### Source data
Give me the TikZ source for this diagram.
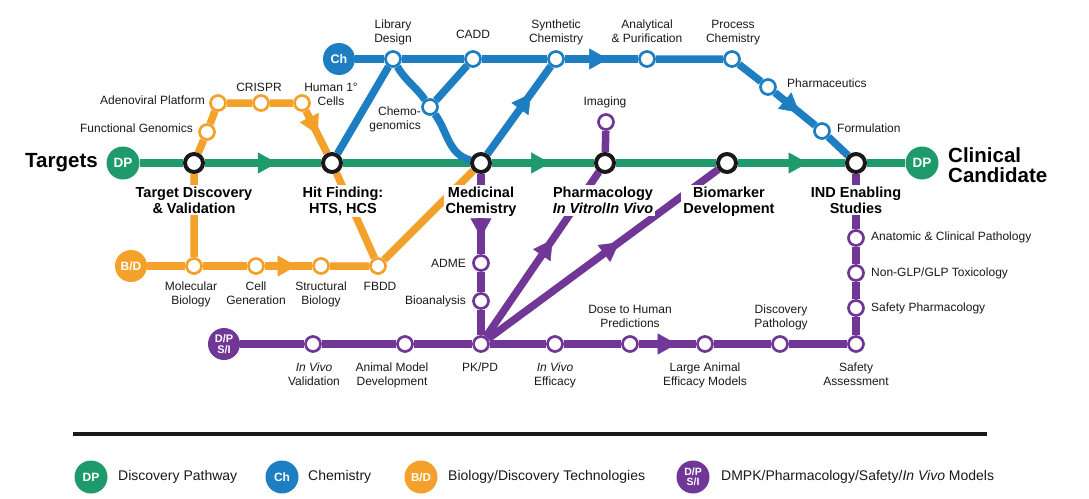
\documentclass[tikz,border=0pt]{standalone}
\usepackage{fontspec}
\setmainfont{Liberation Sans}
\usetikzlibrary{arrows.meta,decorations.markings}

\definecolor{dpgreen}{RGB}{31,154,109}
\definecolor{chblue}{RGB}{29,126,194}
\definecolor{bdorange}{RGB}{243,161,43}
\definecolor{dspurple}{RGB}{112,55,150}
\definecolor{ink}{RGB}{25,25,25}

\pgfdeclarelayer{tracks}
\pgfsetlayers{tracks,main}

\tikzset{
	stn/.style={circle,draw=#1,fill=white,line width=2.7pt,inner sep=0pt,minimum size=15pt},
	hub/.style={circle,draw=ink,fill=white,line width=4pt,inner sep=0pt,minimum size=18pt},
	endpt/.style={circle,fill=#1,text=white,inner sep=0pt,minimum size=33pt,align=center,font=\bfseries\fontsize{13.5}{13.5}\selectfont},
	lab/.style={font=\fontsize{12}{14}\selectfont,text=ink,align=center,inner sep=0pt},
	blab/.style={font=\bfseries\fontsize{14.5}{15.5}\selectfont,text=black,fill=white,align=center,inner sep=2pt},
	keytxt/.style={font=\fontsize{14}{14}\selectfont,text=ink,anchor=west,inner sep=0pt},
	track/.style={color=#1,line width=7.5pt},
	fwd/.style={postaction={decorate,decoration={markings,mark=at position #1 with {\arrow{Triangle[length=19pt,width=21pt,line width=0.5pt]}}}}},
}

\begin{document}
\begin{tikzpicture}[x=1pt,y=-1pt]
	\useasboundingbox (0,0) rectangle (1089,498);

	\node[endpt=dpgreen] (dpa) at (123,163) {DP};
	\node[hub] (tdv) at (194,163) {};
	\node[hub] (hts) at (332,163) {};
	\node[hub] (mch) at (481,163) {};
	\node[hub] (pcl) at (605,163) {};
	\node[hub] (bmk) at (727,163) {};
	\node[hub] (ind) at (856,163) {};
	\node[endpt=dpgreen] (dpb) at (922,163) {DP};

	\node[endpt=chblue,font=\bfseries\fontsize{12.5}{12.5}\selectfont,minimum size=32pt] (chs) at (339,59) {Ch};
	\node[stn=chblue] (lib) at (393,59) {};
	\node[stn=chblue] (cadd) at (473,59) {};
	\node[stn=chblue] (syn) at (556,59) {};
	\node[stn=chblue] (ana) at (647,59) {};
	\node[stn=chblue] (prc) at (732,59) {};
	\node[stn=chblue] (pht) at (768,87) {};
	\node[stn=chblue] (frm) at (822,131) {};
	\node[stn=chblue] (cgn) at (430,107) {};

	\node[endpt=bdorange,font=\bfseries\fontsize{12}{12}\selectfont,minimum size=32pt] (bds) at (131,266) {B/D};
	\node[stn=bdorange] (fgn) at (207,132) {};
	\node[stn=bdorange] (adv) at (218,103) {};
	\node[stn=bdorange] (crs) at (261,103) {};
	\node[stn=bdorange] (hum) at (302,103) {};
	\node[stn=bdorange] (mol) at (194,266) {};
	\node[stn=bdorange] (cgen) at (256,266) {};
	\node[stn=bdorange] (str) at (321,266) {};
	\node[stn=bdorange] (fbd) at (378,266) {};

	\node[endpt=dspurple,font=\bfseries\fontsize{11}{10.5}\selectfont,minimum size=32pt] (dsi) at (224,344) {D/P\\S/I};
	\node[stn=dspurple] (ivv) at (313,344) {};
	\node[stn=dspurple] (amd) at (405,344) {};
	\node[stn=dspurple] (pkpd) at (481,344) {};
	\node[stn=dspurple] (adme) at (481,263) {};
	\node[stn=dspurple] (bioa) at (481,301) {};
	\node[stn=dspurple] (ive) at (555,344) {};
	\node[stn=dspurple] (dth) at (630,344) {};
	\node[stn=dspurple] (lae) at (705,344) {};
	\node[stn=dspurple] (dpth) at (780,344) {};
	\node[stn=dspurple] (safa) at (856,344) {};
	\node[stn=dspurple] (sph) at (856,308) {};
	\node[stn=dspurple] (tox) at (856,273) {};
	\node[stn=dspurple] (anat) at (856,238) {};
	\node[stn=dspurple] (img) at (606,122) {};

	\node[font=\bfseries\fontsize{20.5}{20.5}\selectfont,inner sep=0pt,anchor=base west] (tgt) at (25,167) {Targets};
	\node[font=\bfseries\fontsize{20.5}{20}\selectfont,inner sep=0pt,align=left,anchor=north west] (ccd) at (948,147) {Clinical\\Candidate};

	\node[blab,anchor=north] (tdvl) at (194,185) {Target Discovery\\\& Validation};
	\node[blab,anchor=north] (htsl) at (343,185) {Hit Finding:\\HTS, HCS};
	\node[blab,anchor=north] (mchl) at (481,185) {Medicinal\\Chemistry};
	\node[blab,anchor=north] (pcll) at (603,185) {Pharmacology\\\textit{In Vitro}/\textit{In Vivo}};
	\node[blab,anchor=north] (bmkl) at (729,185) {Biomarker\\Development};
	\node[blab,anchor=north] (indl) at (856,185) {IND Enabling\\Studies};

	\node[lab,anchor=north] (libl) at (393,20) {Library\\Design};
	\node[lab,anchor=north] (caddl) at (473,30) {CADD};
	\node[lab,anchor=north] (synl) at (556,20) {Synthetic\\Chemistry};
	\node[lab,anchor=north] (anal) at (647,20) {Analytical\\\& Purification};
	\node[lab,anchor=north] (prcl) at (733,20) {Process\\Chemistry};
	\node[lab,anchor=west] (phtl) at (787,83) {Pharmaceutics};
	\node[lab,anchor=west] (frml) at (837,128) {Formulation};
	\node[lab,align=right,anchor=east] (cgnl) at (421,119) {Chemo-\\genomics};

	\node[lab,anchor=north] (huml) at (331,83) {Human 1°\\Cells};
	\node[lab,anchor=north] (crsl) at (259,83) {CRISPR};
	\node[lab,anchor=east] (advl) at (205,100) {Adenoviral Platform};
	\node[lab,anchor=east] (fgnl) at (193,128) {Functional Genomics};
	\node[lab,anchor=north] (moll) at (191,282) {Molecular\\Biology};
	\node[lab,anchor=north] (cgenl) at (256,282) {Cell\\Generation};
	\node[lab,anchor=north] (strl) at (321,282) {Structural\\Biology};
	\node[lab,anchor=north] (fbdl) at (380,282) {FBDD};

	\node[lab,anchor=north] (imgl) at (605,97) {Imaging};
	\node[lab,anchor=east] (admel) at (466,263) {ADME};
	\node[lab,anchor=east] (bioal) at (466,301) {Bioanalysis};
	\node[lab,anchor=north] (ivvl) at (314,363) {\textit{In Vivo}\\Validation};
	\node[lab,anchor=north] (amdl) at (392,363) {Animal Model\\Development};
	\node[lab,anchor=north] (pkpdl) at (480,363) {PK/PD};
	\node[lab,anchor=north] (ivel) at (555,363) {\textit{In Vivo}\\Efficacy};
	\node[lab,anchor=north] (dthl) at (630,305) {Dose to Human\\Predictions};
	\node[lab,anchor=north] (lael) at (705,363) {Large Animal\\Efficacy Models};
	\node[lab,anchor=north] (dpthl) at (781,305) {Discovery\\Pathology};
	\node[lab,anchor=north] (safal) at (856,363) {Safety\\Assessment};
	\node[lab,anchor=west] (anatl) at (871,237) {Anatomic \& Clinical Pathology};
	\node[lab,anchor=west] (toxl) at (871,273) {Non-GLP/GLP Toxicology};
	\node[lab,anchor=west] (sphl) at (871,308) {Safety Pharmacology};

	\begin{pgfonlayer}{tracks}
		\draw[track=dpgreen,line width=8.5pt] (dpa) -- (tdv);
		\draw[track=dpgreen,line width=8.5pt,fwd=0.62] (tdv) -- (hts);
		\draw[track=dpgreen,line width=8.5pt] (hts) -- (mch);
		\draw[track=dpgreen,line width=8.5pt,fwd=0.57] (mch) -- (pcl);
		\draw[track=dpgreen,line width=8.5pt] (pcl) -- (bmk);
		\draw[track=dpgreen,line width=8.5pt,fwd=0.65] (bmk) -- (ind);
		\draw[track=dpgreen,line width=8.5pt] (ind) -- (dpb);

		\draw[track=chblue] (chs) -- (lib) -- (cadd) -- (syn);
		\draw[track=chblue,fwd=0.59] (syn) -- (ana);
		\draw[track=chblue] (ana) -- (prc) -- (pht);
		\draw[track=chblue,fwd=0.61] (pht) -- (frm);
		\draw[track=chblue] (frm) -- (ind);
		\draw[track=chblue] (hts) -- (lib);
		\draw[track=chblue] (lib) to[out=-60,in=125] (cgn) to[out=-55,in=165] (mch);
		\draw[track=chblue] (cgn) -- (cadd);
		\draw[track=chblue,fwd=0.69] (mch) -- (syn);

		\draw[track=bdorange] (bds) -- (mol) -- (cgen);
		\draw[track=bdorange,fwd=0.67] (cgen) -- (str);
		\draw[track=bdorange] (str) -- (fbd) -- (mch);
		\draw[track=bdorange] (mol) -- (tdv) -- (fgn) -- (adv) -- (crs) -- (hum);
		\draw[track=bdorange,fwd=0.56] (hum) -- (hts);
		\draw[track=bdorange] (hts) -- (fbd);

		\draw[track=dspurple] (dsi) -- (ivv) -- (amd) -- (pkpd) -- (ive) -- (dth);
		\draw[track=dspurple,fwd=0.66] (dth) -- (lae);
		\draw[track=dspurple] (lae) -- (dpth) -- (safa) -- (sph) -- (tox) -- (anat) -- (ind);
		\draw[track=dspurple,fwd=0.79] (mch) -- (adme);
		\draw[track=dspurple] (adme) -- (bioa) -- (pkpd);
		\draw[track=dspurple,fwd=0.59] (pkpd) -- (pcl);
		\draw[track=dspurple,fwd=0.57] (pkpd) -- (bmk);
		\draw[track=dspurple] (pcl) -- (img);
	\end{pgfonlayer}

	\draw[line width=4pt,ink] (73,434) -- (987,434);

	\node[endpt=dpgreen,font=\bfseries\fontsize{12}{12}\selectfont] (kdp) at (91,477) {DP};
	\node[keytxt] (kdpl) at (118,477) {Discovery Pathway};
	\node[endpt=chblue,font=\bfseries\fontsize{12}{12}\selectfont] (kch) at (282,477) {Ch};
	\node[keytxt] (kchl) at (308,477) {Chemistry};
	\node[endpt=bdorange,font=\bfseries\fontsize{11.5}{11.5}\selectfont] (kbd) at (421,477) {B/D};
	\node[keytxt] (kbdl) at (448,477) {Biology/Discovery Technologies};
	\node[endpt=dspurple,font=\bfseries\fontsize{10.5}{10}\selectfont] (kds) at (693,477) {D/P\\S/I};
	\node[keytxt] (kdsl) at (721,477) {DMPK/Pharmacology/Safety/\textit{In Vivo} Models};
\end{tikzpicture}
\end{document}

### The exercise
Restate each line from the start of the listing through the line bearing "(cgn) at (430,107)" word for word. Drop the pictures.

### The reply
Give me the TikZ source for this diagram.
\documentclass[tikz,border=0pt]{standalone}
\usepackage{fontspec}
\setmainfont{Liberation Sans}
\usetikzlibrary{arrows.meta,decorations.markings}

\definecolor{dpgreen}{RGB}{31,154,109}
\definecolor{chblue}{RGB}{29,126,194}
\definecolor{bdorange}{RGB}{243,161,43}
\definecolor{dspurple}{RGB}{112,55,150}
\definecolor{ink}{RGB}{25,25,25}

\pgfdeclarelayer{tracks}
\pgfsetlayers{tracks,main}

\tikzset{
	stn/.style={circle,draw=#1,fill=white,line width=2.7pt,inner sep=0pt,minimum size=15pt},
	hub/.style={circle,draw=ink,fill=white,line width=4pt,inner sep=0pt,minimum size=18pt},
	endpt/.style={circle,fill=#1,text=white,inner sep=0pt,minimum size=33pt,align=center,font=\bfseries\fontsize{13.5}{13.5}\selectfont},
	lab/.style={font=\fontsize{12}{14}\selectfont,text=ink,align=center,inner sep=0pt},
	blab/.style={font=\bfseries\fontsize{14.5}{15.5}\selectfont,text=black,fill=white,align=center,inner sep=2pt},
	keytxt/.style={font=\fontsize{14}{14}\selectfont,text=ink,anchor=west,inner sep=0pt},
	track/.style={color=#1,line width=7.5pt},
	fwd/.style={postaction={decorate,decoration={markings,mark=at position #1 with {\arrow{Triangle[length=19pt,width=21pt,line width=0.5pt]}}}}},
}

\begin{document}
\begin{tikzpicture}[x=1pt,y=-1pt]
	\useasboundingbox (0,0) rectangle (1089,498);

	\node[endpt=dpgreen] (dpa) at (123,163) {DP};
	\node[hub] (tdv) at (194,163) {};
	\node[hub] (hts) at (332,163) {};
	\node[hub] (mch) at (481,163) {};
	\node[hub] (pcl) at (605,163) {};
	\node[hub] (bmk) at (727,163) {};
	\node[hub] (ind) at (856,163) {};
	\node[endpt=dpgreen] (dpb) at (922,163) {DP};

	\node[endpt=chblue,font=\bfseries\fontsize{12.5}{12.5}\selectfont,minimum size=32pt] (chs) at (339,59) {Ch};
	\node[stn=chblue] (lib) at (393,59) {};
	\node[stn=chblue] (cadd) at (473,59) {};
	\node[stn=chblue] (syn) at (556,59) {};
	\node[stn=chblue] (ana) at (647,59) {};
	\node[stn=chblue] (prc) at (732,59) {};
	\node[stn=chblue] (pht) at (768,87) {};
	\node[stn=chblue] (frm) at (822,131) {};
	\node[stn=chblue] (cgn) at (430,107) {};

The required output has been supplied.